**What the task asks:** Output every line of the material exactly, omitting images.
----------------------------------------
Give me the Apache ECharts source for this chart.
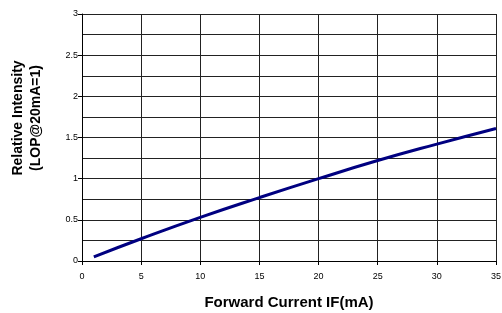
<!DOCTYPE html>
<html>
<head>
<meta charset="utf-8">
<script src="https://cdn.jsdelivr.net/npm/echarts@6/dist/echarts.min.js"></script>
<style>
  html, body { margin: 0; padding: 0; background: #fff; }
  #chart { width: 502px; height: 313px; }
</style>
</head>
<body>
<div id="chart"></div>
<script>
// forward current (mA) and relative intensity
var currentMA = [1, 5, 10, 15, 20, 25, 30, 35];
var relIntensity = [0.05, 0.27, 0.53, 0.77, 1.0, 1.22, 1.42, 1.61];

var xTitle = 'Forward Current IF(mA)';
var yTitle = 'Relative Intensity\n(LOP@20mA=1)';

var chart = echarts.init(document.getElementById('chart'));

var option = {
  animation: false,
  backgroundColor: '#fff',
  grid: { left: 82, right: 6, top: 14, bottom: 52, outerBoundsMode: 'none', containLabel: false },
  xAxis: {
    type: 'value',
    min: 0, max: 35, interval: 5,
    name: xTitle,
    nameLocation: 'middle',
    nameGap: 34,
    nameTextStyle: { fontFamily: 'Liberation Sans', fontWeight: 'bold', fontSize: 15, color: '#000' },
    axisLine: { show: true, lineStyle: { color: '#000', width: 1 } },
    axisTick: { show: true, length: 4, lineStyle: { color: '#000' } },
    axisLabel: { fontFamily: 'Liberation Sans', fontSize: 9, color: '#000', margin: 11 },
    splitLine: { show: true, lineStyle: { color: '#222', width: 1 } }
  },
  yAxis: {
    type: 'value',
    min: 0, max: 3, interval: 0.5,
    axisLine: { show: true, lineStyle: { color: '#000', width: 1 } },
    axisTick: { show: true, length: 4, lineStyle: { color: '#000' } },
    axisLabel: { fontFamily: 'Liberation Sans', fontSize: 9, color: '#000', margin: 4 },
    splitLine: { show: true, lineStyle: { color: '#222', width: 1 } },
    minorTick: { show: false, splitNumber: 2 },
    minorSplitLine: { show: true, lineStyle: { color: '#222', width: 1 } }
  },
  graphic: [{
    type: 'text',
    x: 27, y: 118,
    rotation: Math.PI / 2,
    style: {
      text: yTitle,
      fontFamily: 'Liberation Sans',
      fontWeight: 'bold',
      fontSize: 14,
      lineHeight: 18,
      fill: '#000',
      align: 'center',
      verticalAlign: 'middle'
    }
  }],
  series: [{
    type: 'line',
    smooth: true,
    symbol: 'none',
    data: currentMA.map(function (c, i) { return [c, relIntensity[i]]; }),
    lineStyle: { color: '#000080', width: 3 }
  }]
};

chart.setOption(option);
</script>
</body>
</html>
----------------------------------------
**The completed task:**
Give me the Apache ECharts source for this chart.
<!DOCTYPE html>
<html>
<head>
<meta charset="utf-8">
<script src="https://cdn.jsdelivr.net/npm/echarts@6/dist/echarts.min.js"></script>
<style>
  html, body { margin: 0; padding: 0; background: #fff; }
  #chart { width: 502px; height: 313px; }
</style>
</head>
<body>
<div id="chart"></div>
<script>
// forward current (mA) and relative intensity
var currentMA = [1, 5, 10, 15, 20, 25, 30, 35];
var relIntensity = [0.05, 0.27, 0.53, 0.77, 1.0, 1.22, 1.42, 1.61];

var xTitle = 'Forward Current IF(mA)';
var yTitle = 'Relative Intensity\n(LOP@20mA=1)';

var chart = echarts.init(document.getElementById('chart'));

var option = {
  animation: false,
  backgroundColor: '#fff',
  grid: { left: 82, right: 6, top: 14, bottom: 52, outerBoundsMode: 'none', containLabel: false },
  xAxis: {
    type: 'value',
    min: 0, max: 35, interval: 5,
    name: xTitle,
    nameLocation: 'middle',
    nameGap: 34,
    nameTextStyle: { fontFamily: 'Liberation Sans', fontWeight: 'bold', fontSize: 15, color: '#000' },
    axisLine: { show: true, lineStyle: { color: '#000', width: 1 } },
    axisTick: { show: true, length: 4, lineStyle: { color: '#000' } },
    axisLabel: { fontFamily: 'Liberation Sans', fontSize: 9, color: '#000', margin: 11 },
    splitLine: { show: true, lineStyle: { color: '#222', width: 1 } }
  },
  yAxis: {
    type: 'value',
    min: 0, max: 3, interval: 0.5,
    axisLine: { show: true, lineStyle: { color: '#000', width: 1 } },
    axisTick: { show: true, length: 4, lineStyle: { color: '#000' } },
    axisLabel: { fontFamily: 'Liberation Sans', fontSize: 9, color: '#000', margin: 4 },
    splitLine: { show: true, lineStyle: { color: '#222', width: 1 } },
    minorTick: { show: false, splitNumber: 2 },
    minorSplitLine: { show: true, lineStyle: { color: '#222', width: 1 } }
  },
  graphic: [{
    type: 'text',
    x: 27, y: 118,
    rotation: Math.PI / 2,
    style: {
      text: yTitle,
      fontFamily: 'Liberation Sans',
      fontWeight: 'bold',
      fontSize: 14,
      lineHeight: 18,
      fill: '#000',
      align: 'center',
      verticalAlign: 'middle'
    }
  }],
  series: [{
    type: 'line',
    smooth: true,
    symbol: 'none',
    data: currentMA.map(function (c, i) { return [c, relIntensity[i]]; }),
    lineStyle: { color: '#000080', width: 3 }
  }]
};

chart.setOption(option);
</script>
</body>
</html>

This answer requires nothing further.